Another community has recently arisen to challenge the priesthood of statisticians. They call themselves “machine learners” and “data scientists,” but they’re really just hackers looking for higher status. It’s the official position of the ASS that these guys should go form their own professional organization if they want people to take them seriously.


The question

Is this the answer to the problems the ASA identified with p-values and null hypothesis testing? Can it really unite the Bayesian and Frequentist paradigms (as implicitly claimed in the response)?

Best Answer

I've been advocating for my own new approach to statistical decision making called RADD: Roll A Damn Die. It also addresses all the key points.

1) RADD can indicate how compatible the data are with a specified statistical model.

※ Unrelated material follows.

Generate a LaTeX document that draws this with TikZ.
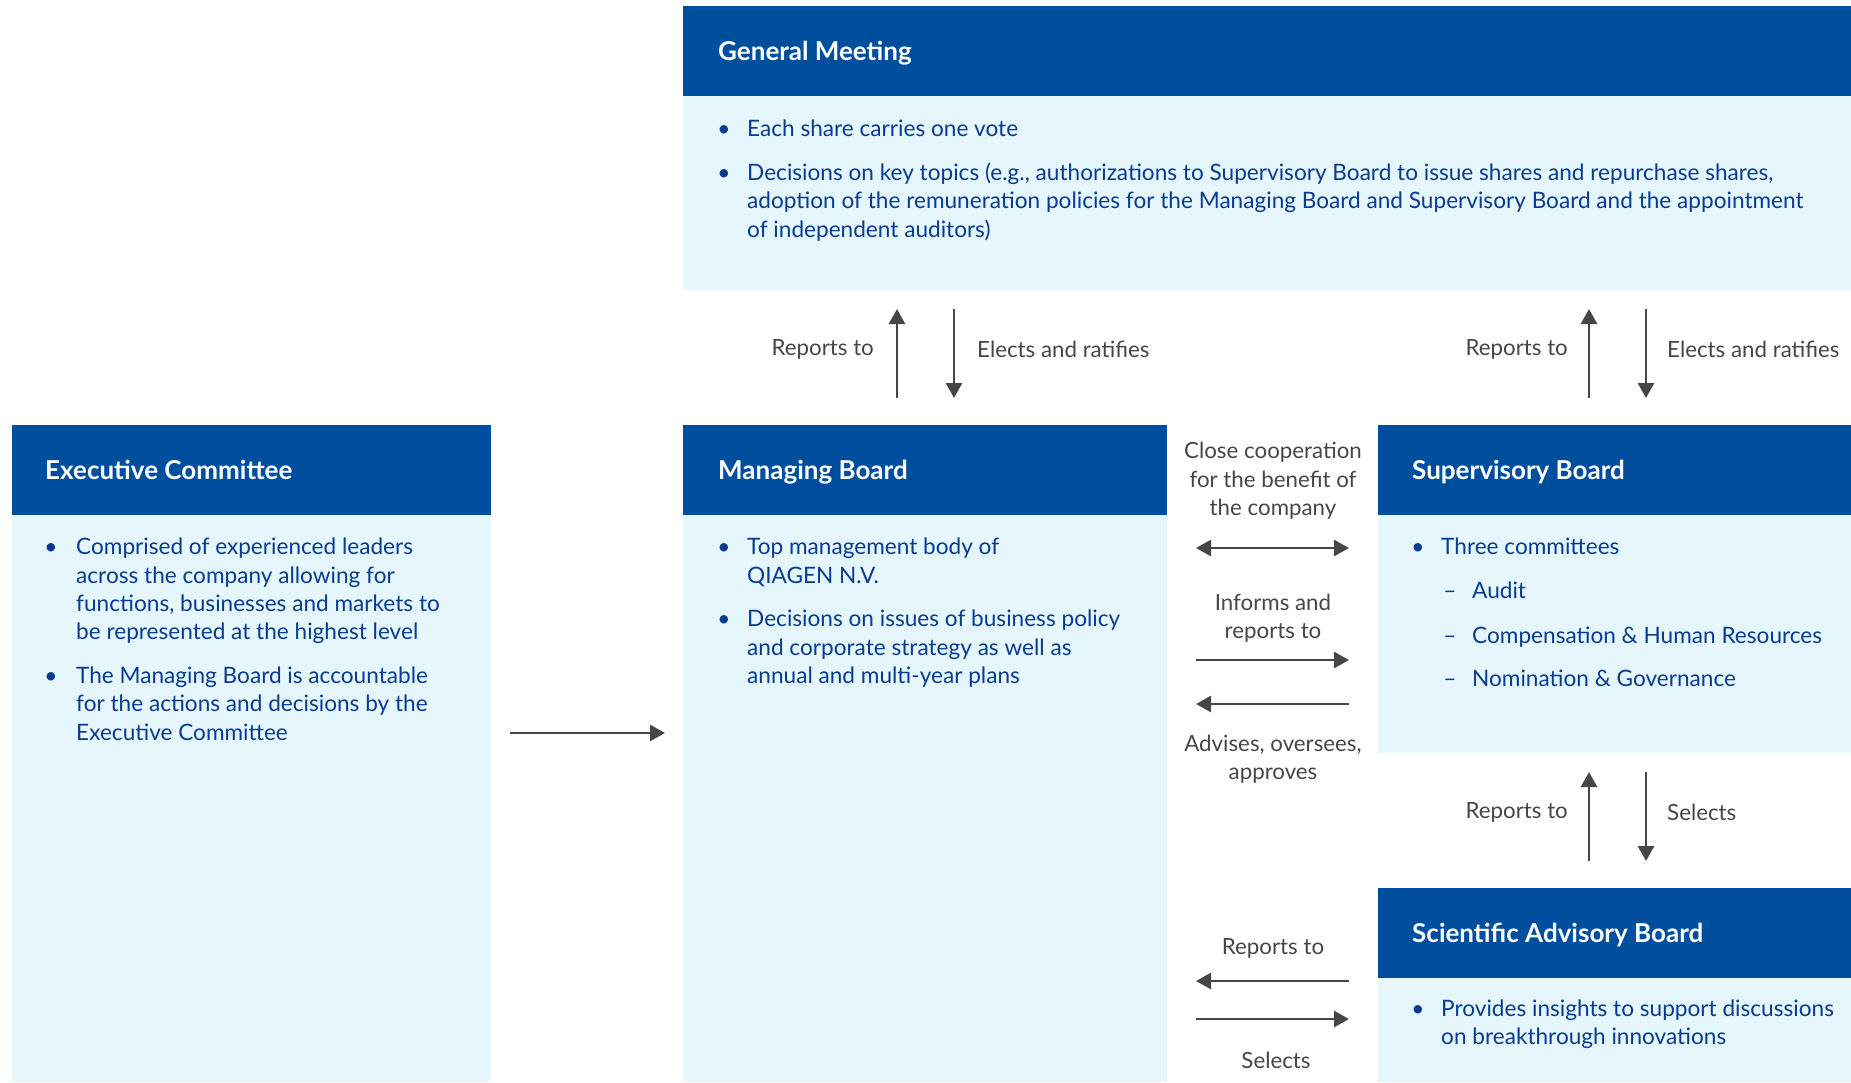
\documentclass[tikz,border=0pt]{standalone}
\usepackage{fontspec}
\setmainfont{Lato}
\usepackage{tikz}
\usetikzlibrary{arrows.meta, positioning}
\definecolor{qblue}{RGB}{0,79,159}
\definecolor{qlight}{RGB}{229,246,253}
\definecolor{qtext}{RGB}{8,60,145}
\definecolor{qgray}{RGB}{70,70,70}
\tikzstyle{box} = [fill=qlight, anchor=north west, inner sep=0pt, outer sep=0pt]
\tikzstyle{head} = [fill=qblue, anchor=north west, inner sep=0pt, outer sep=0pt, minimum height=90pt]
\tikzstyle{title} = [text=white, inner sep=0pt, anchor=west, text height=18pt, text depth=0pt, font=\fontsize{26}{30}\selectfont\bfseries]
\tikzstyle{txt} = [text=qtext, inner sep=0pt, anchor=west, text height=22pt, text depth=2pt, font=\fontsize{22.6}{28}\selectfont]
\tikzstyle{dot} = [txt, anchor=center]
\tikzstyle{lbl} = [text=qgray, inner sep=0pt, align=center, font=\fontsize{22.3}{28.5}\selectfont]
\tikzstyle{arrow} = [line width=2.8pt, draw=qgray, -{Triangle[length=15pt,width=16pt]}]
\tikzstyle{twoway} = [arrow, {Triangle[length=15pt,width=16pt]}-{Triangle[length=15pt,width=16pt]}]

\begin{document}
\begin{tikzpicture}[x=1pt, y=-1pt]
\useasboundingbox (0,0) rectangle (1851,1082);

% boxes and headers
\node[box, minimum width=1168pt, minimum height=284pt] (gm) at (683,6) {};
\node[box, minimum width=479pt, minimum height=657pt] (ec) at (12,425) {};
\node[box, minimum width=484pt, minimum height=657pt] (mb) at (683,425) {};
\node[box, minimum width=473pt, minimum height=328pt] (sb) at (1378,425) {};
\node[box, minimum width=473pt, minimum height=194pt] (sab) at (1378,888) {};
\node[head, minimum width=1168pt] (gmh) at (gm.north west) {};
\node[head, minimum width=479pt] (ech) at (ec.north west) {};
\node[head, minimum width=484pt] (mbh) at (mb.north west) {};
\node[head, minimum width=473pt] (sbh) at (sb.north west) {};
\node[head, minimum width=473pt] (sabh) at (sab.north west) {};
\node[title, right=35pt of gmh.west] (gmt) {General Meeting};
\node[title, right=33pt of ech.west] (ect) {Executive Committee};
\node[title, right=35pt of mbh.west] (mbt) {Managing Board};
\node[title, right=34pt of sbh.west] (sbt) {Supervisory Board};
\node[title, right=34pt of sabh.west] (sabt) {Scientific Advisory Board};

% bullet texts
\foreach \x/\y [count=\i] in {724/126, 724/170, 51/544, 51/673, 724/544, 724/616, 1418/544, 1418/1006}
  \node[dot] (dot\i) at (\x,\y) {\textbullet};
\foreach \y [count=\i] in {588, 633, 676}
  \node[dot] (dash\i) at (1450,\y) {--};
\foreach \y/\t [count=\i] in {126/Each share carries one vote,
    170/{Decisions on key topics (e.g., authorizations to Supervisory Board to issue shares and repurchase shares,},
    198/adoption of the remuneration policies for the Managing Board and Supervisory Board and the appointment,
    227/of independent auditors)}
  \node[txt] (gm\i) at (747,\y) {\t};
\foreach \y/\t [count=\i] in {544/Comprised of experienced leaders, 573/across the company allowing for,
    601/{functions, businesses and markets to}, 629/be represented at the highest level,
    673/The Managing Board is accountable, 701/for the actions and decisions by the, 730/Executive Committee}
  \node[txt] (ec\i) at (76,\y) {\t};
\foreach \y/\t [count=\i] in {544/Top management body of, 573/QIAGEN N.V.,
    616/Decisions on issues of business policy, 645/and corporate strategy as well as, 673/annual and multi-year plans}
  \node[txt] (mb\i) at (747,\y) {\t};
\node[txt] (sb1) at (1441,544) {Three committees};
\foreach \y/\t [count=\i] in {588/Audit, 633/Compensation \& Human Resources, 676/Nomination \& Governance}
  \node[txt] (sbc\i) at (1472,\y) {\t};
\foreach \y/\t [count=\i] in {1006/Provides insights to support discussions, 1034/on breakthrough innovations}
  \node[txt] (sab\i) at (1441,\y) {\t};

% arrows
\foreach \n/\x/\ya/\yb in {gmu/897/398/309, gmd/954/309/398, gsu/1589/398/309, gsd/1646/309/398, ssu/1589/861/772, ssd/1646/772/861} {
  \coordinate (\n a) at (\x,\ya);
  \coordinate (\n b) at (\x,\yb);
  \draw[arrow] (\n a) -- (\n b);
}
\foreach \n/\xa/\xb/\y in {ecm/510/665/733, inf/1196/1349/660, adv/1349/1196/704, rep/1349/1196/981, sel/1196/1349/1019} {
  \coordinate (\n a) at (\xa,\y);
  \coordinate (\n b) at (\xb,\y);
  \draw[arrow] (\n a) -- (\n b);
}
\coordinate (coa) at (1196,548);
\coordinate (cob) at (1349,548);
\draw[twoway] (coa) -- (cob);

% labels
\node[lbl, anchor=east] (lgm1) at (874,349) {Reports to};
\node[lbl, anchor=west] (lgm2) at (977,349) {Elects and ratifies};
\node[lbl, anchor=east] (lgs1) at (1568,349) {Reports to};
\node[lbl, anchor=west] (lgs2) at (1667,349) {Elects and ratifies};
\node[lbl, anchor=east] (lss1) at (1568,812) {Reports to};
\node[lbl, anchor=west] (lss2) at (1667,812) {Selects};
\node[lbl] (lco) at (1273,481) {Close cooperation\\for the benefit of\\the company};
\node[lbl] (linf) at (1273,618) {Informs and\\reports to};
\node[lbl] (ladv) at (1273,759) {Advises, oversees,\\approves};
\node[lbl] (lrep) at (1273,948) {Reports to};
\node[lbl] (lsel) at (1276,1060) {Selects};
\end{tikzpicture}
\end{document}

If you roll a higher number, clearly the evidence is more in favor of your model! An extra benefit is that, if we desire even more confidence, we can roll a die with more sides. You can even find 100 sided dice if you search enough!

2) RADD can decide whether a hypothesis is true or not.

You only have to roll a 2 sided die, i.e., flip a coin.

3) RADD can be used to make business or policy decisions

Get a bunch of policy makers in a room, and have them all roll dice! Highest wins!

4) RADD is transparant.

The result can be recorded, and the die itself can be kept for further research*

5) RADD measures the importance of the result.

Obviously, rolling higher signifies a very important event has occurred.

6) RADD provides a good measure of evidence.

Didn't we say higher rolls are better?

So, no, STOP is not the answer. The answer is RADD.